▶ **Task**
From the listing that follows, reproduce only the lines from the one holding "Recreate this image" through the one holding "1.35, 2.48, 2.17]", both included, with no pictures.

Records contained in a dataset
┌──

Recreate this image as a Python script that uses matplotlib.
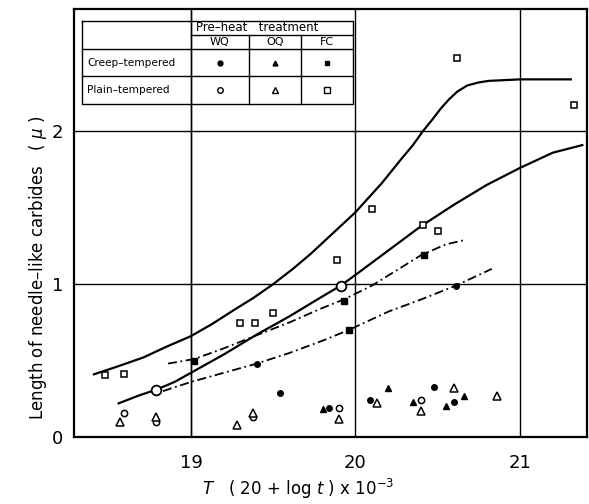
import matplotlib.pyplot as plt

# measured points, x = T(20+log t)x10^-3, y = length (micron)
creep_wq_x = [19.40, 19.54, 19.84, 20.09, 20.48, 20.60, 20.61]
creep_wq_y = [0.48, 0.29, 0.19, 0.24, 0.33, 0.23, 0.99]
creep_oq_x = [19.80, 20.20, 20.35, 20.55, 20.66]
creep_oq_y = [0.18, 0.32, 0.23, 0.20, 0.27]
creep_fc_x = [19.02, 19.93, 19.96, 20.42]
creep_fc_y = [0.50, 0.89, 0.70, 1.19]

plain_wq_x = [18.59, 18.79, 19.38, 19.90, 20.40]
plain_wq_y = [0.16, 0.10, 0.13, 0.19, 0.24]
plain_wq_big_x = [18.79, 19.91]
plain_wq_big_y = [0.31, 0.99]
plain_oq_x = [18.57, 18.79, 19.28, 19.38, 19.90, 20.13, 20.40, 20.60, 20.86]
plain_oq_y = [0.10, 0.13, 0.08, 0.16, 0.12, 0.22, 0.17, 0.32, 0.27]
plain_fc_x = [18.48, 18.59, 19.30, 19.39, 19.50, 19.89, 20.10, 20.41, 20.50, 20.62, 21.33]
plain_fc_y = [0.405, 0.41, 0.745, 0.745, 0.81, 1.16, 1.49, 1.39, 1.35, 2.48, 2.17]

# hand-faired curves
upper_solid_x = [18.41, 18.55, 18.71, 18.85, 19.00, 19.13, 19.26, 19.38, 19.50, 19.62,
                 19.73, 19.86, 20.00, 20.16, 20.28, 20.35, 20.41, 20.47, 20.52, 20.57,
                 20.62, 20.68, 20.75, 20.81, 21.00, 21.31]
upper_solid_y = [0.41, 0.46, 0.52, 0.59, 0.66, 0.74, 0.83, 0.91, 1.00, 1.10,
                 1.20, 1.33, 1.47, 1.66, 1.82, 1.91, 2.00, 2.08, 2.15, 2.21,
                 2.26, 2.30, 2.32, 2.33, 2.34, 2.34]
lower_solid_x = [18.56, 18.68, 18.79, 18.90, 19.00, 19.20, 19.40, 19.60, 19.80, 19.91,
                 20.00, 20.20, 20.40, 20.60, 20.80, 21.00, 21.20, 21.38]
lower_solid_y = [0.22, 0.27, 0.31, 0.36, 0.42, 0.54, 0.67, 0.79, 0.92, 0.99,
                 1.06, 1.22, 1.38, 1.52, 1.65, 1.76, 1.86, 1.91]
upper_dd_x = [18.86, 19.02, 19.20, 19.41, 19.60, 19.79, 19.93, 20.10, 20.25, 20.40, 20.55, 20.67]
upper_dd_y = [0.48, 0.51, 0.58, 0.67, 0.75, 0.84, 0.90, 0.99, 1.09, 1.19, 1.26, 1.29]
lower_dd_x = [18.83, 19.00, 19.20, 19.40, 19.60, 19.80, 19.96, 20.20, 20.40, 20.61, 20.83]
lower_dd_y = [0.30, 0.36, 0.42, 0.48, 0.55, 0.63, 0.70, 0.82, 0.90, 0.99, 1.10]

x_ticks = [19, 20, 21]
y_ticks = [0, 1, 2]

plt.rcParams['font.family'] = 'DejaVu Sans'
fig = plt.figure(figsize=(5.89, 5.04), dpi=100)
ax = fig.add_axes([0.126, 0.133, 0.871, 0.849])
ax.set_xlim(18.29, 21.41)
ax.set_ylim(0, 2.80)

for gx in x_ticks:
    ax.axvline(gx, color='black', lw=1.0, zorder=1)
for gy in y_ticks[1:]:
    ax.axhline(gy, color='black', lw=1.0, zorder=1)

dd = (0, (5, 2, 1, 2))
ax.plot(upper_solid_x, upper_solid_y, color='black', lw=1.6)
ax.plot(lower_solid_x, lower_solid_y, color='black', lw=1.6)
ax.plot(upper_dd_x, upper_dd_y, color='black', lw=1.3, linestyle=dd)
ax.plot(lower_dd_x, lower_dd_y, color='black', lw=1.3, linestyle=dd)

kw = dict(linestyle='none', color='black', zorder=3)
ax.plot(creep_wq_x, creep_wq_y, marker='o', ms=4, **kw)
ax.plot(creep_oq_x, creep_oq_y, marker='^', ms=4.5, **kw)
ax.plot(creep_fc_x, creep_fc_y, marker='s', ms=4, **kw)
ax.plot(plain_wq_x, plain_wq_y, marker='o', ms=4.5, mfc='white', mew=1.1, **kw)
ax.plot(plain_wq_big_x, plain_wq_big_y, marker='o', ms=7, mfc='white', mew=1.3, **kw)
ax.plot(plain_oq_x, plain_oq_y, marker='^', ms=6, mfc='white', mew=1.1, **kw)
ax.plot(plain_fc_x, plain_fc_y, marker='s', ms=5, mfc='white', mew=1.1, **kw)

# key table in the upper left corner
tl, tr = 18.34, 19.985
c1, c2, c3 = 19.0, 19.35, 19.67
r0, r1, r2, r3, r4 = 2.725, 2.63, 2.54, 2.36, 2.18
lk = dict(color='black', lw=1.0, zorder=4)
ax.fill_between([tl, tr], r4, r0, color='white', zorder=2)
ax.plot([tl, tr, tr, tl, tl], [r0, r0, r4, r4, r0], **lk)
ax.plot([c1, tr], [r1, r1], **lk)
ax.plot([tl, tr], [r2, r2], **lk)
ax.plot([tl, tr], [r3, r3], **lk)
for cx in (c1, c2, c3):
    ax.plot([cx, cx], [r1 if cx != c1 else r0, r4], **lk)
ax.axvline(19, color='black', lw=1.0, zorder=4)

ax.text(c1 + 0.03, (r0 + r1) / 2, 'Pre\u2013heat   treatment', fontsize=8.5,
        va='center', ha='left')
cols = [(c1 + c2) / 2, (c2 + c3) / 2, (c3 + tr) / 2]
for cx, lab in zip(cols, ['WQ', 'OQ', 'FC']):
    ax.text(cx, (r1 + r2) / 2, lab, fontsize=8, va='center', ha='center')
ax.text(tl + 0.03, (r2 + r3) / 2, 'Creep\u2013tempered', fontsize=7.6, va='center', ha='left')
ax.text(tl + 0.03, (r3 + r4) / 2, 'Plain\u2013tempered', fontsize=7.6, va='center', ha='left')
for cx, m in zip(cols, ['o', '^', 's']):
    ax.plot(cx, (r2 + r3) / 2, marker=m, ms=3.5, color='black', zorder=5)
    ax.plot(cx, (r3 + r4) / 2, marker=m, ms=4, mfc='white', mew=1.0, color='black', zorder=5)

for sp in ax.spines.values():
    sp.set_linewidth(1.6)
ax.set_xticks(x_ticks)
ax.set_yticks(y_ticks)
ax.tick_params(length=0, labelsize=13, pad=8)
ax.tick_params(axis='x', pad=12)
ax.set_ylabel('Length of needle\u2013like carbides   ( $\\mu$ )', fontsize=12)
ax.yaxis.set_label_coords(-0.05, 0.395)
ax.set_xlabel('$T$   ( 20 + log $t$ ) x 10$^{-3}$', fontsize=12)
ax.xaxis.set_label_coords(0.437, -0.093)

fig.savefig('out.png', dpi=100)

└──
┌──

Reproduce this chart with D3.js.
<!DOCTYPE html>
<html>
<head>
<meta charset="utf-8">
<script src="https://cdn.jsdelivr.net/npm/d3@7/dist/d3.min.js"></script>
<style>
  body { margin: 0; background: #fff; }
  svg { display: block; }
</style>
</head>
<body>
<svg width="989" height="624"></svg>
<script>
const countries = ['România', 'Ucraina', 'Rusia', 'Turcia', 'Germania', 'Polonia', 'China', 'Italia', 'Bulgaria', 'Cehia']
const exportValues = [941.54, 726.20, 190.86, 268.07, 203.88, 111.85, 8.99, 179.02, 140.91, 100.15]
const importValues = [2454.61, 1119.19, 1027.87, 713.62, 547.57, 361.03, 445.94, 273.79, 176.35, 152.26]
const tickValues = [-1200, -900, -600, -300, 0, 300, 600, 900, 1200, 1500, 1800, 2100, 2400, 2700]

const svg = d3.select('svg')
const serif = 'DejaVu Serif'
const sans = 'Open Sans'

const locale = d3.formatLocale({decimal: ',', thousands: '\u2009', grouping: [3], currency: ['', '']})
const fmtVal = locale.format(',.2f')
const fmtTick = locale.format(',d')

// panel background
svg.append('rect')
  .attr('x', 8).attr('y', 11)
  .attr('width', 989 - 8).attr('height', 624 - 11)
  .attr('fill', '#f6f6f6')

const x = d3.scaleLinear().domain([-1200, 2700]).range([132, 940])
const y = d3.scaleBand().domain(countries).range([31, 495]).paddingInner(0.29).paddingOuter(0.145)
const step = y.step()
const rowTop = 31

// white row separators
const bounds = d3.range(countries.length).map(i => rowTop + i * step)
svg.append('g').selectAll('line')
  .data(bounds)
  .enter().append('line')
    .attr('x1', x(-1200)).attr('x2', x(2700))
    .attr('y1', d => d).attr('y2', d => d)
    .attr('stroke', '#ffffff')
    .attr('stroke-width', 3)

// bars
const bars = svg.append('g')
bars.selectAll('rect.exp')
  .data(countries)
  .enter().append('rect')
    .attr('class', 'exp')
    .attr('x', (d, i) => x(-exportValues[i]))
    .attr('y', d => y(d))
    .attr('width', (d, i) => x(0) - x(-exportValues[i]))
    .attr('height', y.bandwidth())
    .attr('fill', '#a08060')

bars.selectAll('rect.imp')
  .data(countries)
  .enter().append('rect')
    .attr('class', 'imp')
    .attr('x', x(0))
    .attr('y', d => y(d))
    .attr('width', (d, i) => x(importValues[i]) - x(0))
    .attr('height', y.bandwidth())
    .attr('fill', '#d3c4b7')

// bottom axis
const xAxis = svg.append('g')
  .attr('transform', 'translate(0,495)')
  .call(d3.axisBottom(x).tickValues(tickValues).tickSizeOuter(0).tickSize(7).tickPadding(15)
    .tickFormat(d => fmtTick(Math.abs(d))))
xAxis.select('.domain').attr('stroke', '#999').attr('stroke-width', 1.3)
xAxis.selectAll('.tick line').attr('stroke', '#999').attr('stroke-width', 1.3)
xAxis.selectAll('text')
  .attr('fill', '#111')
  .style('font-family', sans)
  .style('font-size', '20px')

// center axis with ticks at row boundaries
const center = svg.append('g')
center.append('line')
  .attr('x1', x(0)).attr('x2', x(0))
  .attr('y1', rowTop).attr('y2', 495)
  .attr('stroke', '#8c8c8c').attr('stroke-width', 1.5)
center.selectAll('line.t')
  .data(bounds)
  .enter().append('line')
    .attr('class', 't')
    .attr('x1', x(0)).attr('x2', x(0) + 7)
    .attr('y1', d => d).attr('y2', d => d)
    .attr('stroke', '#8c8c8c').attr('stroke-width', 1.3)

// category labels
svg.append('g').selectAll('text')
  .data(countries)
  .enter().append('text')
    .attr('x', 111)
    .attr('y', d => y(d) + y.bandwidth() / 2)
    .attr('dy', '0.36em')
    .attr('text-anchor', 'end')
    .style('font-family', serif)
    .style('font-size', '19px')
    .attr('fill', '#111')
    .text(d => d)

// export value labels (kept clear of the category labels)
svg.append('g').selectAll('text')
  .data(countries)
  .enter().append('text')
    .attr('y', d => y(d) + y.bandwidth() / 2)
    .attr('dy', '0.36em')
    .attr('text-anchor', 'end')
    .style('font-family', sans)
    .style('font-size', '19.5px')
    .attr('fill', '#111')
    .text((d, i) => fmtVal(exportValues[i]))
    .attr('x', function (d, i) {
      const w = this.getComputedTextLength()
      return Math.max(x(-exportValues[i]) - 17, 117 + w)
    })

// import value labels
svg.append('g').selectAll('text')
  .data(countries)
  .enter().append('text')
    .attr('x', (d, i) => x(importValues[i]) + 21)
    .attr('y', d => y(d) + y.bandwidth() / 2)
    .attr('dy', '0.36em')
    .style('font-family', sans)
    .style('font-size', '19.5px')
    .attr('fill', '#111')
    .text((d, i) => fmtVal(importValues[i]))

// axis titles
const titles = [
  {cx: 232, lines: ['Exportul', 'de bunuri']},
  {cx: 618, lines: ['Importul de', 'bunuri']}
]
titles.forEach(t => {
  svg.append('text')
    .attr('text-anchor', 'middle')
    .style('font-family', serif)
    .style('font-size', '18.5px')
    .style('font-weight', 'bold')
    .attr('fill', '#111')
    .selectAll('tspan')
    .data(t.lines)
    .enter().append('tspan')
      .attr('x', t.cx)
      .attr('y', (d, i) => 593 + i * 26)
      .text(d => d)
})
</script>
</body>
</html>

└──

▶ **Exercise response**
Recreate this image as a Python script that uses matplotlib.
import matplotlib.pyplot as plt

# measured points, x = T(20+log t)x10^-3, y = length (micron)
creep_wq_x = [19.40, 19.54, 19.84, 20.09, 20.48, 20.60, 20.61]
creep_wq_y = [0.48, 0.29, 0.19, 0.24, 0.33, 0.23, 0.99]
creep_oq_x = [19.80, 20.20, 20.35, 20.55, 20.66]
creep_oq_y = [0.18, 0.32, 0.23, 0.20, 0.27]
creep_fc_x = [19.02, 19.93, 19.96, 20.42]
creep_fc_y = [0.50, 0.89, 0.70, 1.19]

plain_wq_x = [18.59, 18.79, 19.38, 19.90, 20.40]
plain_wq_y = [0.16, 0.10, 0.13, 0.19, 0.24]
plain_wq_big_x = [18.79, 19.91]
plain_wq_big_y = [0.31, 0.99]
plain_oq_x = [18.57, 18.79, 19.28, 19.38, 19.90, 20.13, 20.40, 20.60, 20.86]
plain_oq_y = [0.10, 0.13, 0.08, 0.16, 0.12, 0.22, 0.17, 0.32, 0.27]
plain_fc_x = [18.48, 18.59, 19.30, 19.39, 19.50, 19.89, 20.10, 20.41, 20.50, 20.62, 21.33]
plain_fc_y = [0.405, 0.41, 0.745, 0.745, 0.81, 1.16, 1.49, 1.39, 1.35, 2.48, 2.17]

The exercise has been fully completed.